CHALLENGE: Each line in the entries below that holds the string "this" is to be listed.

......

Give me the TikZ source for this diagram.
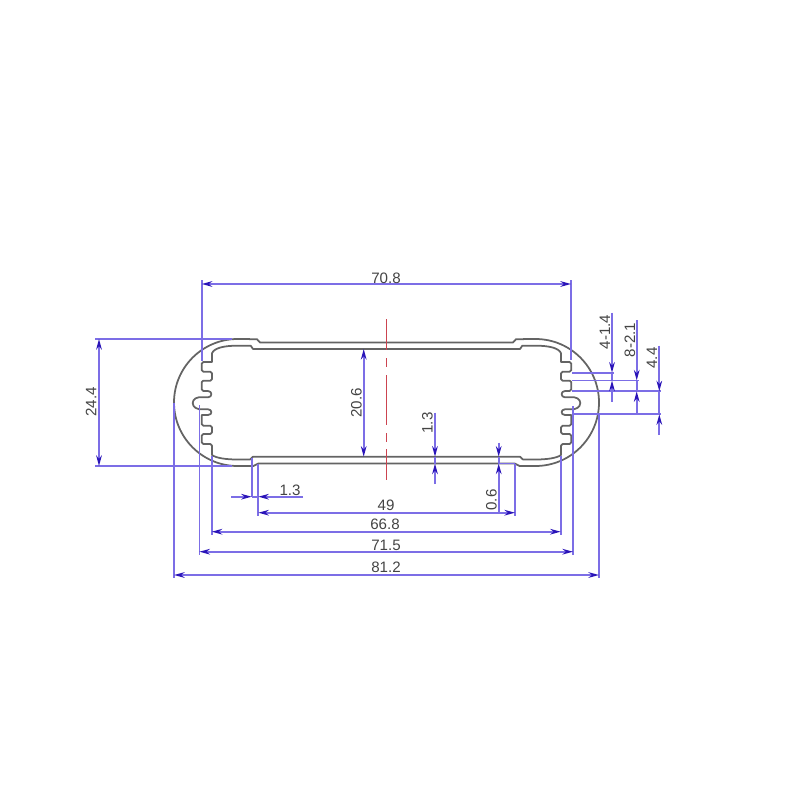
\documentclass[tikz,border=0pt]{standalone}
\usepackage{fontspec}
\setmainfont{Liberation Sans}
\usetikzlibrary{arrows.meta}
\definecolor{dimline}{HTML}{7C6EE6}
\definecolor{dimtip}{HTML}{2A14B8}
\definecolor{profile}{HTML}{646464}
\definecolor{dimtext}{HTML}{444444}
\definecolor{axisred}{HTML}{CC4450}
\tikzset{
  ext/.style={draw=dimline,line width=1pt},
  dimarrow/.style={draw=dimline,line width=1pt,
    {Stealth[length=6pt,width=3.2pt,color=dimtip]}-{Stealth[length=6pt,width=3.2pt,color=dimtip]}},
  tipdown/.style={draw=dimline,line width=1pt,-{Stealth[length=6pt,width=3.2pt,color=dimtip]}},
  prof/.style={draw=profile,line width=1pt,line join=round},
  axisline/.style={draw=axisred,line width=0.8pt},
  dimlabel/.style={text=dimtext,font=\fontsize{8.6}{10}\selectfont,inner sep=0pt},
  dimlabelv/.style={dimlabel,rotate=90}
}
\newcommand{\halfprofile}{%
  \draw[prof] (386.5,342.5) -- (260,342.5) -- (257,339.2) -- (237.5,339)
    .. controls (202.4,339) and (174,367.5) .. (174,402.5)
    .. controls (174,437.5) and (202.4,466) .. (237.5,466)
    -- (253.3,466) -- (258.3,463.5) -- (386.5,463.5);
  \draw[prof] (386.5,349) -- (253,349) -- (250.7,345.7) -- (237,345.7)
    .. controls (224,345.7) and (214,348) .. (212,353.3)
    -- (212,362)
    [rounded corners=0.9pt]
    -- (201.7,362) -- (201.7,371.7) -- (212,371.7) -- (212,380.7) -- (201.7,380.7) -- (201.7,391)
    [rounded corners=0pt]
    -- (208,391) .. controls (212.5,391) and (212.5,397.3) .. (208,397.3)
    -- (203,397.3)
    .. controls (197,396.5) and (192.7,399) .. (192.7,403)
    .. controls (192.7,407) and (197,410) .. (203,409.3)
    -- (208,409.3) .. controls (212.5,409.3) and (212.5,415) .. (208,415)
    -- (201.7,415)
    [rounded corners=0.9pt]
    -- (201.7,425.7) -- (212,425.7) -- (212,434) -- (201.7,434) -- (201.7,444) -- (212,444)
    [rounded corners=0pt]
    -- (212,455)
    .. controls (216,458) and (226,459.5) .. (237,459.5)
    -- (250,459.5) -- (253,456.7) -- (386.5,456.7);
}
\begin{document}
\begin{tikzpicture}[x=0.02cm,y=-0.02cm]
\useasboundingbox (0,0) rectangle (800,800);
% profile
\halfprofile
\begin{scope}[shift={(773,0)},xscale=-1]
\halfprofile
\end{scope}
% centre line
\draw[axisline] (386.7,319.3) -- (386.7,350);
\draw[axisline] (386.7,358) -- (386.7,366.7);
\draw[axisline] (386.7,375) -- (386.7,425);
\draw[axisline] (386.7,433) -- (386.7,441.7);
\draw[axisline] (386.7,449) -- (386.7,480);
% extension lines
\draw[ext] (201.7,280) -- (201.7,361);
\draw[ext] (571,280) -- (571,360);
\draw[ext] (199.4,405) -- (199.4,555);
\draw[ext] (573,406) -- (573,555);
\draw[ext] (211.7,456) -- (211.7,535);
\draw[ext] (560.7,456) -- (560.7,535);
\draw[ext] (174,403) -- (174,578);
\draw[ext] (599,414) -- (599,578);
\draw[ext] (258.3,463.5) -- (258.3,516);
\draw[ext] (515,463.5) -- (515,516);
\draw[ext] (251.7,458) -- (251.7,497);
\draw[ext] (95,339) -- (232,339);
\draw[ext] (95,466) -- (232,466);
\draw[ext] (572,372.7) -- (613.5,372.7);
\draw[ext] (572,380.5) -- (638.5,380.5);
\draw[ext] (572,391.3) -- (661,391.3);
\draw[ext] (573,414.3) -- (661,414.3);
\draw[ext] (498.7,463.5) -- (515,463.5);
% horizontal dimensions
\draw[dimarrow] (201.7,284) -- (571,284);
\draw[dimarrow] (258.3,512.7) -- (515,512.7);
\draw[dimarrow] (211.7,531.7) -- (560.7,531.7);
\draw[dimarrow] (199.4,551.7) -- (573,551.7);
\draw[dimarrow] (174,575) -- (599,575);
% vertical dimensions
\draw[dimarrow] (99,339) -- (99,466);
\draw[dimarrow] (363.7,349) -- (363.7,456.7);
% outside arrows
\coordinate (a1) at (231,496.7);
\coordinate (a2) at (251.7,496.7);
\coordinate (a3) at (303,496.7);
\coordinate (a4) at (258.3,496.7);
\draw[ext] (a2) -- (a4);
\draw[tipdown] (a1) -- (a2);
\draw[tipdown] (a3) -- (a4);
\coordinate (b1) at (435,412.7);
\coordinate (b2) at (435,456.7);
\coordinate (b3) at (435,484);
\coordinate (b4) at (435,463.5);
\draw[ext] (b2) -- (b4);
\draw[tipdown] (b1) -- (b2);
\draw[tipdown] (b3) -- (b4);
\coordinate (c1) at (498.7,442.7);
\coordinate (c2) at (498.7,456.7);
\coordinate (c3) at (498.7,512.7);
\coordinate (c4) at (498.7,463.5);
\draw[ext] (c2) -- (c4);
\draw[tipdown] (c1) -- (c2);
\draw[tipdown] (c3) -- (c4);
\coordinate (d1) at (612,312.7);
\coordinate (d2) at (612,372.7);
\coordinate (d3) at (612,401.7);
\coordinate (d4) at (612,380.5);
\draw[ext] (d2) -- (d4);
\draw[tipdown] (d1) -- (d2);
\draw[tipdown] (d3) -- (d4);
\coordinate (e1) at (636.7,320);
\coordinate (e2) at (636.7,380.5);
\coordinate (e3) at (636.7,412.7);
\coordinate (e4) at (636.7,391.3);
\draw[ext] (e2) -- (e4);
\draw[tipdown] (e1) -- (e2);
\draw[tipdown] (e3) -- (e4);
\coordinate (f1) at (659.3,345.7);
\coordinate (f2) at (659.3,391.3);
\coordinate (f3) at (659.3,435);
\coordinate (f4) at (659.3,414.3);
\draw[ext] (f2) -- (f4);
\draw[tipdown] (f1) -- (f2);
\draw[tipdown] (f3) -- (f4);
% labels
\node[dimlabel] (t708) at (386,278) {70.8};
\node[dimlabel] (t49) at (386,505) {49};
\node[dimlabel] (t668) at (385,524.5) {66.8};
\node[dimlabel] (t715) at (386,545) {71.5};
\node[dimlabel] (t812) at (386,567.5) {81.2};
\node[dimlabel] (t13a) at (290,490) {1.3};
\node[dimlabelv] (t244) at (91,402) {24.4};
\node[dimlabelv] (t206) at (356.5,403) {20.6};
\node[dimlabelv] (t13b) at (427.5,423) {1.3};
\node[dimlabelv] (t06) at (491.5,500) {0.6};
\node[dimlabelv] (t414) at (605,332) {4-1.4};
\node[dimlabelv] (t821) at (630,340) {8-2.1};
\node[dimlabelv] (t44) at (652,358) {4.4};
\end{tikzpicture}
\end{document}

......

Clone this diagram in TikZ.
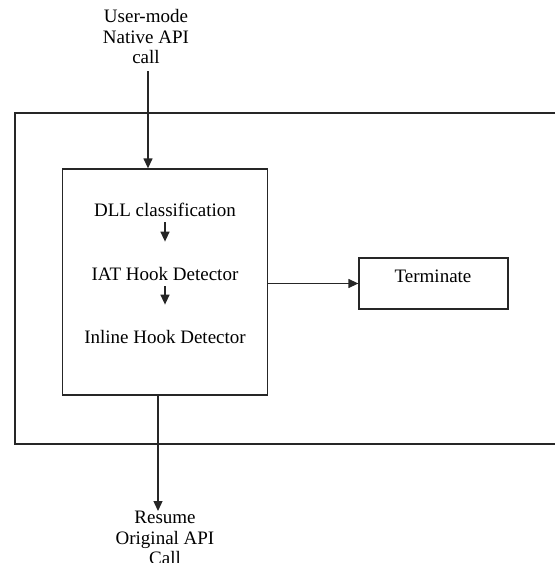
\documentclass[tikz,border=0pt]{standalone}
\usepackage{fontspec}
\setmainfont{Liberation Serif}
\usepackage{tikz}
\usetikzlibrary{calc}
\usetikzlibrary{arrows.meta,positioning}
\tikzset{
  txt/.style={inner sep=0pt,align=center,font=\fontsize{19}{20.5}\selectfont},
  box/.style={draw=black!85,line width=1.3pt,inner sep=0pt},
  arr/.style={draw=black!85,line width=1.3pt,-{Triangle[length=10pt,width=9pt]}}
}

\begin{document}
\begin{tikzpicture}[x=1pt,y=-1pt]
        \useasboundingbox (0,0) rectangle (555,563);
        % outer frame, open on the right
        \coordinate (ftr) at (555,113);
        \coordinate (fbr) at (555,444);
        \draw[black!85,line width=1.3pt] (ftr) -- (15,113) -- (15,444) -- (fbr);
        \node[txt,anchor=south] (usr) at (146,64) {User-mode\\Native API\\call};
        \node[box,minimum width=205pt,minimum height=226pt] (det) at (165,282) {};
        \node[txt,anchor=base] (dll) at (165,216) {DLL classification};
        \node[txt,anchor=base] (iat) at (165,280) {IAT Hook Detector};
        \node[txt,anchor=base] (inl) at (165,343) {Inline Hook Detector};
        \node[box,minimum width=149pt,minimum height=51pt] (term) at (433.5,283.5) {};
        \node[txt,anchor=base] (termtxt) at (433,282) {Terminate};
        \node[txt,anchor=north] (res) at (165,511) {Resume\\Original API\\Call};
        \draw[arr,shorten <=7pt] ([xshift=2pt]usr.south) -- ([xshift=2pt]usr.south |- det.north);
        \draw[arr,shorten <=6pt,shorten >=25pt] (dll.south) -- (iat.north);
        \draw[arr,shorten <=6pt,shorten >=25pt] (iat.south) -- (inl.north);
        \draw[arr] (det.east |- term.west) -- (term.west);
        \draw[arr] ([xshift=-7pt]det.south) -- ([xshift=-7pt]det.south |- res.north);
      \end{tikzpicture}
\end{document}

......

TASK OUTPUT:
Give me the TikZ source for this diagram.
Clone this diagram in TikZ.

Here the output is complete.